# DATASET CONTENT
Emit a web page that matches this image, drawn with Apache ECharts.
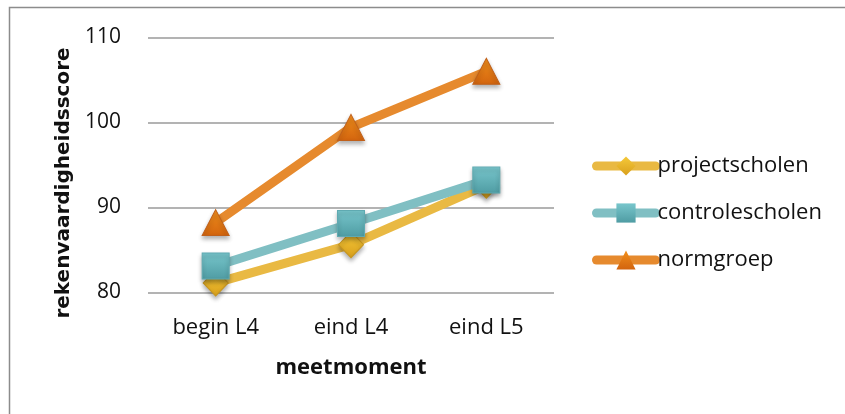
<!DOCTYPE html>
<html>
<head>
<meta charset="utf-8">
<script src="https://cdn.jsdelivr.net/npm/echarts@6/dist/echarts.min.js"></script>
<style>
html,body{margin:0;padding:0;background:#fff;}
#chart{width:845px;height:414px;}
</style>
</head>
<body>
<div id="chart"></div>
<script>
var categories = ['begin L4', 'eind L4', 'eind L5'];
var projectscholen = [81.1, 85.6, 92.6];
var controlescholen = [83.1, 88.1, 93.2];
var normgroep = [88.2, 99.4, 106.0];
var yTicks = [80, 90, 100, 110];
var yTitle = 'rekenvaardigheidsscore';
var xTitle = 'meetmoment';

var chart = echarts.init(document.getElementById('chart'), null, {renderer: 'canvas'});
var labelFont = '"Open Sans", sans-serif';

function grad(top, bottom) {
  return new echarts.graphic.LinearGradient(0, 0, 0, 1, [
    {offset: 0, color: top}, {offset: 1, color: bottom}
  ]);
}
var shadow = {shadowBlur: 4, shadowOffsetY: 3, shadowColor: 'rgba(0,0,0,0.3)'};

function mkSeries(name, data, lineColor, symbol, size, fillTop, fillBottom, border) {
  return {
    name: name,
    type: 'line',
    data: data,
    symbol: symbol,
    symbolSize: size,
    showAllSymbol: true,
    lineStyle: {color: lineColor, width: 9, cap: 'round', join: 'round'},
    itemStyle: Object.assign({color: grad(fillTop, fillBottom), borderColor: border, borderWidth: 1}, shadow),
    emphasis: {disabled: true},
    animation: false
  };
}

var option = {
  backgroundColor: '#ffffff',
  animation: false,
  grid: {left: 148, right: 291, top: 37.3, bottom: 121.7, containLabel: false},
  legend: {
    orient: 'vertical',
    left: 592,
    top: 155,
    padding: 0,
    itemWidth: 59,
    itemHeight: 24,
    itemGap: 25,
    lineStyle: {width: 9, cap: 'round'},
    itemStyle: {shadowBlur: 0, shadowOffsetY: 0, borderWidth: 0},
    textStyle: {fontFamily: labelFont, fontSize: 22, color: '#111', padding: [0, 0, 0, -3]},
    data: ['projectscholen', 'controlescholen', 'normgroep']
  },
  xAxis: {
    type: 'category',
    data: categories,
    boundaryGap: true,
    axisLine: {show: false},
    axisTick: {show: false},
    axisLabel: {fontFamily: labelFont, fontSize: 22, color: '#111', margin: 24},
    name: xTitle,
    nameLocation: 'middle',
    nameGap: 64,
    nameTextStyle: {fontFamily: labelFont, fontSize: 22, fontWeight: 'bold', color: '#111'}
  },
  yAxis: {
    type: 'value',
    min: 80,
    max: 110,
    interval: 10,
    axisLine: {show: false},
    axisTick: {show: false},
    axisLabel: {
      fontFamily: labelFont, fontSize: 21, color: '#111', margin: 27,
      formatter: function (v) { return yTicks.indexOf(v) >= 0 ? String(v) : ''; }
    },
    splitLine: {lineStyle: {color: '#9a9a9a', width: 1.5}}
  },
  graphic: [
    {
      type: 'rect',
      shape: {x: 9.5, y: 7.5, width: 900, height: 500},
      style: {fill: 'none', stroke: '#8c8c8c', lineWidth: 1.5},
      silent: true, z: -1
    },
    {
      type: 'text',
      x: 64, y: 183,
      rotation: Math.PI / 2,
      style: {
        text: yTitle,
        font: 'bold 20px "DejaVu Sans", sans-serif',
        fill: '#111',
        align: 'center',
        verticalAlign: 'middle'
      },
      silent: true
    }
  ],
  series: [
    mkSeries('projectscholen', projectscholen, '#E9B943', 'diamond', [25, 26], '#F5C93A', '#D9A01C', '#C8961E'),
    mkSeries('controlescholen', controlescholen, '#80BFC3', 'rect', [27, 26], '#78C6CC', '#4F9CA3', '#5FAAB1'),
    mkSeries('normgroep', normgroep, '#E68A2E', 'triangle', [27, 26], '#F2901C', '#D2640E', '#C0601A')
  ]
};
chart.setOption(option);
</script>
</body>
</html>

# GIVEN INSTRUCTION
From the data above, write out everything exactly except the pictures.

# RESULT FOR THIS EXERCISE
Emit a web page that matches this image, drawn with Apache ECharts.
<!DOCTYPE html>
<html>
<head>
<meta charset="utf-8">
<script src="https://cdn.jsdelivr.net/npm/echarts@6/dist/echarts.min.js"></script>
<style>
html,body{margin:0;padding:0;background:#fff;}
#chart{width:845px;height:414px;}
</style>
</head>
<body>
<div id="chart"></div>
<script>
var categories = ['begin L4', 'eind L4', 'eind L5'];
var projectscholen = [81.1, 85.6, 92.6];
var controlescholen = [83.1, 88.1, 93.2];
var normgroep = [88.2, 99.4, 106.0];
var yTicks = [80, 90, 100, 110];
var yTitle = 'rekenvaardigheidsscore';
var xTitle = 'meetmoment';

var chart = echarts.init(document.getElementById('chart'), null, {renderer: 'canvas'});
var labelFont = '"Open Sans", sans-serif';

function grad(top, bottom) {
  return new echarts.graphic.LinearGradient(0, 0, 0, 1, [
    {offset: 0, color: top}, {offset: 1, color: bottom}
  ]);
}
var shadow = {shadowBlur: 4, shadowOffsetY: 3, shadowColor: 'rgba(0,0,0,0.3)'};

function mkSeries(name, data, lineColor, symbol, size, fillTop, fillBottom, border) {
  return {
    name: name,
    type: 'line',
    data: data,
    symbol: symbol,
    symbolSize: size,
    showAllSymbol: true,
    lineStyle: {color: lineColor, width: 9, cap: 'round', join: 'round'},
    itemStyle: Object.assign({color: grad(fillTop, fillBottom), borderColor: border, borderWidth: 1}, shadow),
    emphasis: {disabled: true},
    animation: false
  };
}

var option = {
  backgroundColor: '#ffffff',
  animation: false,
  grid: {left: 148, right: 291, top: 37.3, bottom: 121.7, containLabel: false},
  legend: {
    orient: 'vertical',
    left: 592,
    top: 155,
    padding: 0,
    itemWidth: 59,
    itemHeight: 24,
    itemGap: 25,
    lineStyle: {width: 9, cap: 'round'},
    itemStyle: {shadowBlur: 0, shadowOffsetY: 0, borderWidth: 0},
    textStyle: {fontFamily: labelFont, fontSize: 22, color: '#111', padding: [0, 0, 0, -3]},
    data: ['projectscholen', 'controlescholen', 'normgroep']
  },
  xAxis: {
    type: 'category',
    data: categories,
    boundaryGap: true,
    axisLine: {show: false},
    axisTick: {show: false},
    axisLabel: {fontFamily: labelFont, fontSize: 22, color: '#111', margin: 24},
    name: xTitle,
    nameLocation: 'middle',
    nameGap: 64,
    nameTextStyle: {fontFamily: labelFont, fontSize: 22, fontWeight: 'bold', color: '#111'}
  },
  yAxis: {
    type: 'value',
    min: 80,
    max: 110,
    interval: 10,
    axisLine: {show: false},
    axisTick: {show: false},
    axisLabel: {
      fontFamily: labelFont, fontSize: 21, color: '#111', margin: 27,
      formatter: function (v) { return yTicks.indexOf(v) >= 0 ? String(v) : ''; }
    },
    splitLine: {lineStyle: {color: '#9a9a9a', width: 1.5}}
  },
  graphic: [
    {
      type: 'rect',
      shape: {x: 9.5, y: 7.5, width: 900, height: 500},
      style: {fill: 'none', stroke: '#8c8c8c', lineWidth: 1.5},
      silent: true, z: -1
    },
    {
      type: 'text',
      x: 64, y: 183,
      rotation: Math.PI / 2,
      style: {
        text: yTitle,
        font: 'bold 20px "DejaVu Sans", sans-serif',
        fill: '#111',
        align: 'center',
        verticalAlign: 'middle'
      },
      silent: true
    }
  ],
  series: [
    mkSeries('projectscholen', projectscholen, '#E9B943', 'diamond', [25, 26], '#F5C93A', '#D9A01C', '#C8961E'),
    mkSeries('controlescholen', controlescholen, '#80BFC3', 'rect', [27, 26], '#78C6CC', '#4F9CA3', '#5FAAB1'),
    mkSeries('normgroep', normgroep, '#E68A2E', 'triangle', [27, 26], '#F2901C', '#D2640E', '#C0601A')
  ]
};
chart.setOption(option);
</script>
</body>
</html>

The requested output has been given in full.